The old cliche about two heads being better than one gets added respect when it comes to internet marketing. There are many advantages to teaming up with another marketer that has a product or service similar to your own by which you can combine your efforts to increase your mutual businesses. It is a good way to help build a mailing list of potential customers as well as expand the number of opt-in contacts for future marketing. A 2005 consumer marketing report showed that statistically around 25% of all marketing is done jointly between related companies.
An example of joint venture marketing would be for a software company to team up with a computer manufacturer to advertise a special deal on computers that include said software or vice versa. The end result is that the customer gets both a good computer and a good software program already on it for a special price and both companies would have another customer to contact with future offers. Joint venture marketing has been described as a win-win-win situation. There are variations on this theme. One company which is already well known may be convinced to merely provide an endorsement for the new product you have for a cut of the profits and contacts.
They may provide their own mailing list for a joint venture with you for such compensation. While some joint venture deals may not always make you a fortune, they do help set up the potential for greater income in the future. When comparing the advantages of joint venture marketing against the possible disadvantages it is easy to see why so many people utilize this trend. Together you can share the expenditure of time and money on the advertisement creation and distribution. You can use the venture to increase your market base and find new ways to direct your business focus. You can learn from each other.
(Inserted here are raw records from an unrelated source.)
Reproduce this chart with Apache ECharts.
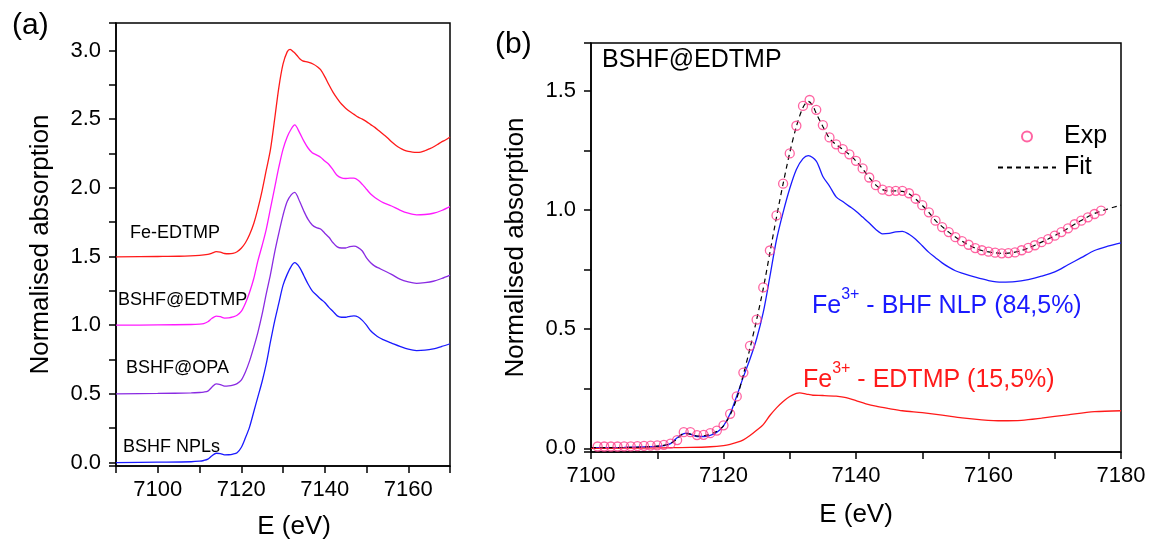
<!DOCTYPE html>
<html><head><meta charset="utf-8">
<script src="https://cdn.jsdelivr.net/npm/echarts@6/dist/echarts.min.js"></script>
<style>html,body{margin:0;padding:0;background:#fff}#c{width:1149px;height:545px}</style>
</head><body><div id="c"></div>
<script>
// ---------- Panel (a): stacked XANES spectra (values as plotted) ----------
const aSeriesNames = ['Fe-EDTMP', 'BSHF@EDTMP', 'BSHF@OPA', 'BSHF NPLs'];
const feEdtmpA = [[7090,1.497],[7100,1.5],[7105,1.502],[7110,1.508],[7112,1.515],[7113,1.525],[7114,1.535],[7115,1.532],[7116,1.522],[7117,1.52],[7118,1.523],[7119,1.535],[7120,1.56],[7121,1.6],[7122,1.66],[7123,1.74],[7124,1.85],[7125,1.98],[7126,2.13],[7127,2.28],[7128,2.5],[7129,2.73],[7130,2.9],[7131,2.99],[7131.7,3.008],[7132.5,2.99],[7133.3,2.965],[7134,2.94],[7134.7,2.925],[7136,2.915],[7137.3,2.9],[7138.3,2.88],[7139,2.86],[7140,2.81],[7141,2.75],[7142,2.695],[7143,2.65],[7144,2.61],[7145,2.58],[7146,2.555],[7147,2.535],[7148,2.515],[7149,2.5],[7150,2.482],[7151,2.46],[7152,2.44],[7153,2.415],[7154,2.39],[7155,2.365],[7156,2.335],[7157,2.31],[7158,2.29],[7159,2.275],[7160,2.265],[7161,2.26],[7162,2.258],[7163,2.26],[7164,2.27],[7165,2.283],[7166,2.297],[7167,2.315],[7168,2.335],[7169,2.35],[7170,2.37]];
const bshfEdtmpA = [[7090,1.0],[7100,1.002],[7108,1.005],[7110,1.008],[7111,1.012],[7112,1.025],[7113,1.05],[7114,1.066],[7115,1.062],[7116,1.052],[7117,1.053],[7118,1.06],[7119,1.072],[7120,1.1],[7121,1.16],[7122,1.24],[7123,1.34],[7124,1.47],[7125,1.58],[7126,1.7],[7127,1.85],[7128,2.0],[7129,2.15],[7130,2.28],[7131,2.37],[7132,2.43],[7132.8,2.458],[7134,2.4],[7135,2.34],[7136,2.29],[7137,2.255],[7138,2.24],[7139,2.223],[7140,2.195],[7141,2.17],[7142,2.13],[7143,2.09],[7144,2.072],[7145,2.068],[7146,2.07],[7147,2.07],[7148,2.055],[7149,2.025],[7150,1.99],[7151,1.955],[7152,1.93],[7153,1.91],[7154,1.893],[7156,1.868],[7158,1.838],[7160,1.815],[7162,1.803],[7164,1.806],[7166,1.815],[7168,1.835],[7170,1.863]];
const bshfOpaA = [[7090,0.5],[7100,0.503],[7108,0.507],[7110,0.51],[7111,0.513],[7112,0.52],[7113,0.55],[7114,0.573],[7115,0.568],[7116,0.556],[7117,0.558],[7118,0.564],[7119,0.575],[7120,0.6],[7121,0.66],[7122,0.74],[7123,0.84],[7124,0.95],[7125,1.08],[7126,1.23],[7127,1.37],[7128,1.53],[7129,1.67],[7130,1.8],[7131,1.9],[7132,1.95],[7132.8,1.967],[7134,1.9],[7135,1.83],[7136,1.77],[7137,1.73],[7138,1.71],[7139,1.7],[7140,1.67],[7141,1.64],[7142,1.6],[7143,1.57],[7144,1.562],[7145,1.562],[7146,1.572],[7147,1.575],[7148,1.565],[7149,1.54],[7150,1.49],[7151,1.455],[7152,1.43],[7153,1.415],[7154,1.4],[7156,1.37],[7158,1.335],[7160,1.315],[7162,1.305],[7164,1.31],[7166,1.32],[7168,1.34],[7170,1.365]];
const bshfNplsA = [[7090,0.0],[7100,0.003],[7108,0.006],[7110,0.01],[7111,0.015],[7112,0.025],[7113,0.05],[7114,0.068],[7115,0.065],[7116,0.056],[7117,0.057],[7118,0.062],[7119,0.072],[7120,0.11],[7121,0.18],[7122,0.26],[7123,0.37],[7124,0.48],[7125,0.59],[7126,0.72],[7127,0.88],[7128,1.03],[7129,1.16],[7130,1.29],[7131,1.37],[7132,1.43],[7132.8,1.455],[7134,1.42],[7135,1.36],[7136,1.3],[7137,1.25],[7138,1.22],[7139,1.19],[7140,1.165],[7141,1.13],[7142,1.1],[7143,1.068],[7144,1.058],[7145,1.058],[7146,1.065],[7147,1.068],[7148,1.06],[7149,1.035],[7150,1.0],[7151,0.96],[7152,0.932],[7153,0.91],[7154,0.895],[7155,0.882],[7156,0.87],[7158,0.846],[7160,0.825],[7162,0.815],[7164,0.818],[7166,0.828],[7168,0.845],[7170,0.865]];

// ---------- Panel (b): BSHF@EDTMP linear combination fit ----------
const expE = [7101,7102,7103,7104,7105,7106,7107,7108,7109,7110,7111,7112,7113,7114,7115,7116,7117,7118,7119,7120,7121,7122,7123,7124,7125,7126,7127,7128,7129,7130,7131,7132,7133,7134,7135,7136,7137,7138,7139,7140,7141,7142,7143,7144,7145,7146,7147,7148,7149,7150,7151,7152,7153,7154,7155,7156,7157,7158,7159,7160,7161,7162,7163,7164,7165,7166,7167,7168,7169,7170,7171,7172,7173,7174,7175,7176,7177];
const expMu = [0.008,0.008,0.008,0.008,0.009,0.009,0.01,0.011,0.012,0.013,0.015,0.02,0.035,0.068,0.068,0.056,0.057,0.064,0.075,0.097,0.145,0.218,0.318,0.43,0.54,0.675,0.83,0.977,1.11,1.237,1.353,1.436,1.461,1.42,1.356,1.304,1.275,1.255,1.233,1.206,1.174,1.136,1.104,1.085,1.079,1.08,1.08,1.07,1.047,1.02,0.99,0.955,0.928,0.907,0.886,0.869,0.854,0.84,0.831,0.825,0.821,0.818,0.819,0.822,0.831,0.841,0.852,0.865,0.878,0.892,0.907,0.923,0.94,0.955,0.969,0.983,0.997];
const fitB = [[7100,0.003],[7105,0.004],[7108,0.006],[7110,0.01],[7111,0.013],[7112,0.02],[7113,0.04],[7114,0.062],[7115,0.06],[7116,0.052],[7117,0.053],[7118,0.06],[7119,0.072],[7120,0.095],[7121,0.14],[7122,0.21],[7123,0.31],[7124,0.42],[7125,0.54],[7126,0.67],[7127,0.82],[7128,0.97],[7129,1.11],[7130,1.24],[7131,1.35],[7132,1.43],[7132.8,1.455],[7133.4,1.44],[7134,1.405],[7135,1.35],[7136,1.3],[7137,1.274],[7138,1.254],[7139,1.232],[7140,1.205],[7141,1.172],[7142,1.136],[7143,1.104],[7144,1.085],[7145,1.079],[7146,1.08],[7147,1.078],[7148,1.068],[7149,1.046],[7150,1.019],[7151,0.99],[7152,0.955],[7153,0.93],[7154,0.907],[7155,0.887],[7156,0.869],[7157,0.853],[7158,0.84],[7159,0.83],[7160,0.824],[7161,0.82],[7162,0.818],[7163,0.819],[7164,0.823],[7165,0.83],[7166,0.84],[7167,0.852],[7168,0.865],[7169,0.878],[7170,0.892],[7172,0.923],[7174,0.956],[7176,0.985],[7178,1.004],[7180,1.02]];
const bhfNlpB = [[7100,0.003],[7105,0.004],[7108,0.006],[7110,0.008],[7111,0.012],[7112,0.02],[7113,0.045],[7114,0.062],[7114.5,0.064],[7115,0.06],[7116,0.05],[7117,0.05],[7118,0.055],[7119,0.068],[7120,0.095],[7121,0.145],[7122,0.22],[7123,0.3],[7124,0.375],[7125,0.46],[7126,0.57],[7127,0.72],[7128,0.875],[7129,0.99],[7130,1.09],[7131,1.17],[7132,1.215],[7132.8,1.228],[7134,1.205],[7135,1.14],[7136,1.1],[7137,1.055],[7138,1.035],[7139,1.015],[7140,0.995],[7141,0.97],[7142,0.945],[7143,0.918],[7144,0.9],[7145,0.902],[7146,0.908],[7147,0.91],[7148,0.898],[7149,0.877],[7150,0.85],[7151,0.822],[7152,0.8],[7153,0.778],[7154,0.76],[7155,0.745],[7156,0.735],[7158,0.718],[7160,0.704],[7162,0.697],[7164,0.699],[7166,0.708],[7168,0.722],[7170,0.74],[7172,0.77],[7174,0.8],[7176,0.83],[7178,0.848],[7180,0.862]];
const edtmpB = [[7100,0.0],[7105,0.001],[7110,0.002],[7112,0.003],[7115,0.004],[7118,0.007],[7120,0.012],[7121,0.017],[7122,0.025],[7123,0.036],[7124,0.054],[7125,0.076],[7126,0.1],[7127,0.138],[7128,0.17],[7129,0.197],[7130,0.218],[7131,0.231],[7131.5,0.233],[7132.5,0.228],[7133.5,0.223],[7135,0.222],[7137,0.219],[7138.5,0.213],[7140,0.2],[7141.5,0.187],[7143,0.177],[7145,0.167],[7147,0.158],[7150,0.15],[7153,0.14],[7156,0.128],[7159,0.12],[7162,0.116],[7165,0.118],[7168,0.127],[7172,0.141],[7176,0.154],[7180,0.158]];

// axis ranges and number of major divisions (gives 20 eV and 0.5 steps)
const aXRange = [7090, 7170], aYRange = [-0.025, 3.2];
const bXRange = [7100, 7180], bYRange = [-0.015, 1.7];
const aYSplits = 5, bYSplits = 3, xSplits = 4;

const FONT = '"Liberation Sans", Arial, sans-serif';
const expData = expE.map((e, i) => [e, expMu[i]]);
const TICK = { show: true, inside: false, length: 7, lineStyle: { color: '#000', width: 1.5 } };
const MINOR = { show: true, splitNumber: 2, length: 7, lineStyle: { color: '#000', width: 1.5 } };

function xAx(grid, range, showEnds, gap, pad) {
  return {
    type: 'value', gridIndex: grid, min: range[0], max: range[1], splitNumber: xSplits,
    axisLine: { show: true, onZero: false, lineStyle: { color: '#000', width: 1.5 } },
    axisTick: TICK, minorTick: MINOR,
    axisLabel: { show: true, showMinLabel: showEnds, showMaxLabel: showEnds, fontSize: 22, color: '#000',
      fontFamily: FONT, margin: 13, formatter: v => String(v) },
    splitLine: { show: false }, minorSplitLine: { show: false },
    name: 'E (eV)', nameLocation: 'middle', nameGap: gap,
    nameTextStyle: { fontSize: 26, color: '#000', fontFamily: FONT, padding: pad }
  };
}
function yAx(grid, range, splits) {
  return {
    type: 'value', gridIndex: grid, min: range[0], max: range[1], splitNumber: splits,
    axisLine: { show: true, onZero: false, lineStyle: { color: '#000', width: 1.5 } },
    axisTick: TICK, minorTick: MINOR,
    axisLabel: { show: true, showMinLabel: false, showMaxLabel: false, fontSize: 22, color: '#000',
      fontFamily: FONT, margin: 15, formatter: v => Number(v).toFixed(1) },
    splitLine: { show: false }, minorSplitLine: { show: false },
    name: 'Normalised absorption', nameLocation: 'middle', nameGap: 62,
    nameTextStyle: { fontSize: 26, color: '#000', fontFamily: FONT }
  };
}
function line(name, data, color, xi, extra) {
  return Object.assign({
    type: 'line', name: name, data: data, xAxisIndex: xi, yAxisIndex: xi,
    symbol: 'none', showSymbol: false, smooth: 0.3,
    lineStyle: { color: color, width: 1.3 }, itemStyle: { color: color }, z: 3
  }, extra || {});
}
function txt(x, y, text, size, color) {
  return { type: 'text', x: x, y: y, z: 10,
    style: { text: text, fontSize: size, fontFamily: FONT, fill: color, align: 'left', verticalAlign: 'middle' } };
}
function supTxt(x, y, parts, color) {
  return { type: 'text', x: x, y: y, z: 10,
    style: { text: '{a|' + parts[0] + '}{s|' + parts[1] + '}{a|' + parts[2] + '}',
      align: 'left', verticalAlign: 'middle',
      rich: { a: { fontSize: 25, fontFamily: FONT, fill: color, verticalAlign: 'bottom', lineHeight: 32 },
              s: { fontSize: 16, fontFamily: FONT, fill: color, verticalAlign: 'top', lineHeight: 32 } } } };
}

const chart = echarts.init(document.getElementById('c'), null, { renderer: 'canvas' });
chart.setOption({
  animation: false,
  backgroundColor: '#fff',
  grid: [
    { left: 116, top: 23, width: 334, height: 447, show: true, borderColor: '#000', borderWidth: 1.5, backgroundColor: 'transparent' },
    { left: 591, top: 43, width: 530, height: 409, show: true, borderColor: '#000', borderWidth: 1.5, backgroundColor: 'transparent' }
  ],
  xAxis: [ xAx(0, aXRange, false, 48, [0, 0, 0, 22]), xAx(1, bXRange, true, 50, [0, 0, 0, 0]) ],
  yAxis: [ yAx(0, aYRange, aYSplits), yAx(1, bYRange, bYSplits) ],
  legend: {
    orient: 'vertical', left: 992, top: 119, itemWidth: 58, itemHeight: 10, itemGap: 6,
    textStyle: { fontSize: 25, color: '#000', fontFamily: FONT, padding: [0, 0, 0, 3] },
    data: ['Exp', { name: 'Fit', itemStyle: { opacity: 0 } }]
  },
  series: [
    line(aSeriesNames[0], feEdtmpA, '#ff1a1a', 0),
    line(aSeriesNames[1], bshfEdtmpA, '#ff1aff', 0),
    line(aSeriesNames[2], bshfOpaA, '#8a2be2', 0),
    line(aSeriesNames[3], bshfNplsA, '#1a1aff', 0),
    line('Fe3+ - BHF NLP', bhfNlpB, '#1a1aff', 1),
    line('Fe3+ - EDTMP', edtmpB, '#ff1a1a', 1),
    line('Fit', fitB, '#000', 1, { lineStyle: { color: '#000', width: 1.2, type: [5, 4] }, z: 4 }),
    { type: 'scatter', name: 'Exp', data: expData, xAxisIndex: 1, yAxisIndex: 1, symbol: 'circle', symbolSize: 9,
      itemStyle: { color: 'rgba(255,255,255,0)', borderColor: '#ff3d8b', borderWidth: 1.3 }, z: 5 }
  ],
  graphic: [
    txt(12, 26, '(a)', 30, '#000'),
    txt(495, 45, '(b)', 30, '#000'),
    txt(130, 233, 'Fe-EDTMP', 18, '#000'),
    txt(118, 300, 'BSHF@EDTMP', 18, '#000'),
    txt(126, 368, 'BSHF@OPA', 18, '#000'),
    txt(123, 447, 'BSHF NPLs', 18, '#000'),
    txt(602, 60, 'BSHF@EDTMP', 25, '#000'),
    supTxt(812, 303, ['Fe', '3+', ' - BHF NLP (84,5%)'], '#1a1aff'),
    supTxt(803, 377, ['Fe', '3+', ' - EDTMP (15,5%)'], '#ff1a1a')
  ]
});
</script></body></html>
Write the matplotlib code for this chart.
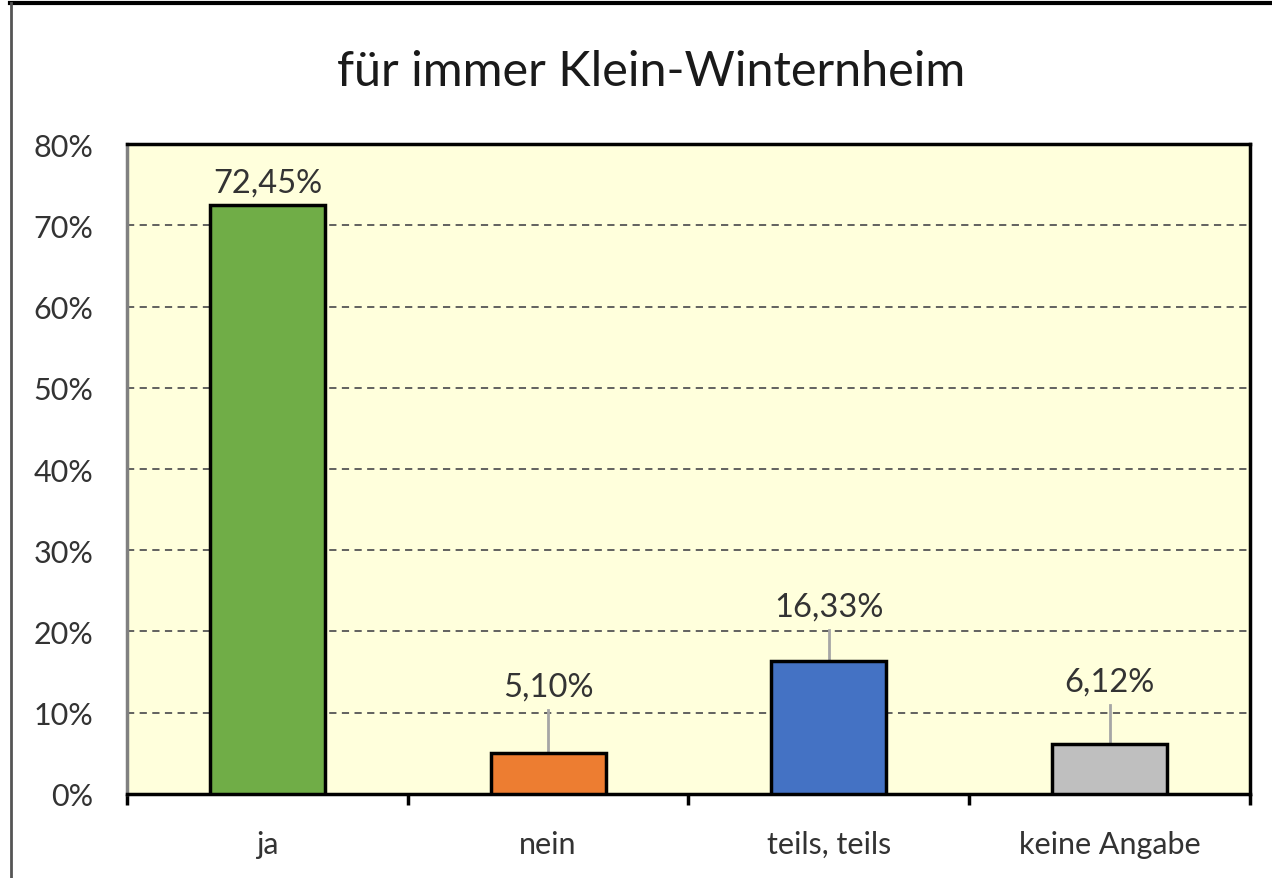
import matplotlib.pyplot as plt
from matplotlib.lines import Line2D

categories = ['ja', 'nein', 'teils, teils', 'keine Angabe']
values = [72.45, 5.10, 16.33, 6.12]
labels = ['72,45%', '5,10%', '16,33%', '6,12%']
# Position der Beschriftungen (in %), Excel hat einige nach oben versetzt
label_y = [75.3, 13.2, 23.1, 13.9]
colors = ['#70ad47', '#ed7d31', '#4472c4', '#bfbfbf']

plt.rcParams['font.family'] = ['Lato', 'DejaVu Sans']

fig = plt.figure(figsize=(12.72, 8.79), dpi=100)
ax = fig.add_axes([0.0998, 0.0956, 0.8829, 0.7394])
ax.set_facecolor('#ffffdc')

x = range(len(categories))
ax.bar(x, values, width=0.41, color=colors, edgecolor='black', linewidth=2.5, zorder=3)

for i, (v, ly, t) in enumerate(zip(values, label_y, labels)):
    ax.text(i, ly, t, ha='center', va='center', fontsize=23.5, color='#333333', zorder=4)
    if ly - v > 5:
        ax.plot([i, i], [ly - 2.9, v + 0.15], color='#a6a6a6', linewidth=2, zorder=2)

ax.set_xlim(-0.5, 3.5)
ax.set_ylim(0, 80)
ax.set_yticks(range(0, 81, 10))
ax.set_yticklabels([f'{v}%' for v in range(0, 81, 10)])
ax.yaxis.grid(True, linestyle=(0, (4, 3)), color='#555555', linewidth=1.3, zorder=1)
ax.tick_params(axis='y', length=0, pad=24, labelsize=22, labelcolor='#333333')

ax.set_xticks(list(x))
ax.set_xticklabels(categories)
ax.set_xticks([-0.5, 0.5, 1.5, 2.5, 3.5], minor=True)
ax.tick_params(axis='x', which='major', length=0, pad=26, labelsize=22, labelcolor='#333333')
ax.tick_params(axis='x', which='minor', length=8, width=2.5, direction='out', color='black')

for s in ['top', 'right', 'bottom']:
    ax.spines[s].set_linewidth(2.5)
    ax.spines[s].set_color('black')
ax.spines['left'].set_linewidth(2.5)
ax.spines['left'].set_color('#808080')

fig.text(0.512, 0.918, 'für immer Klein-Winternheim', ha='center', va='center', fontsize=35, color='#1a1a1a')

# Rahmen um die Grafik (oben und links)
fig.add_artist(Line2D([0.008, 1.0], [0.995, 0.995], color='black', linewidth=3, transform=fig.transFigure))
fig.add_artist(Line2D([0.009, 0.009], [0.0, 0.995], color='#555555', linewidth=2, transform=fig.transFigure))

fig.savefig('out.png', dpi=100)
Even successful businesses can profit from the ideas of new people to the field. At the worst you have wasted some time and a bit of money on the venture, but shared loss will also protect you from being totally bankrupted by a failed venture. Loss of reputation by partnering with someone who proves a bad business practice can also set you back. It is advisable to study a company and its practices before proposing a joint venture with them. Joint venture undertakings can be one-off events to help solidify one's place in the market and if successful can then be expanded and made more permanent if it is to the mutual advantage of both parties. Joint venture marketing should not be confused with strategic alliances.
These types of mergers are more along the order of creating one company from two, whereas the joint venture partners are still separate corporate entities. Make sure you have a product or service worthy to partner with other successful people and you can use joint venture endeavors to create additional income streams that are profitable for everyone involved.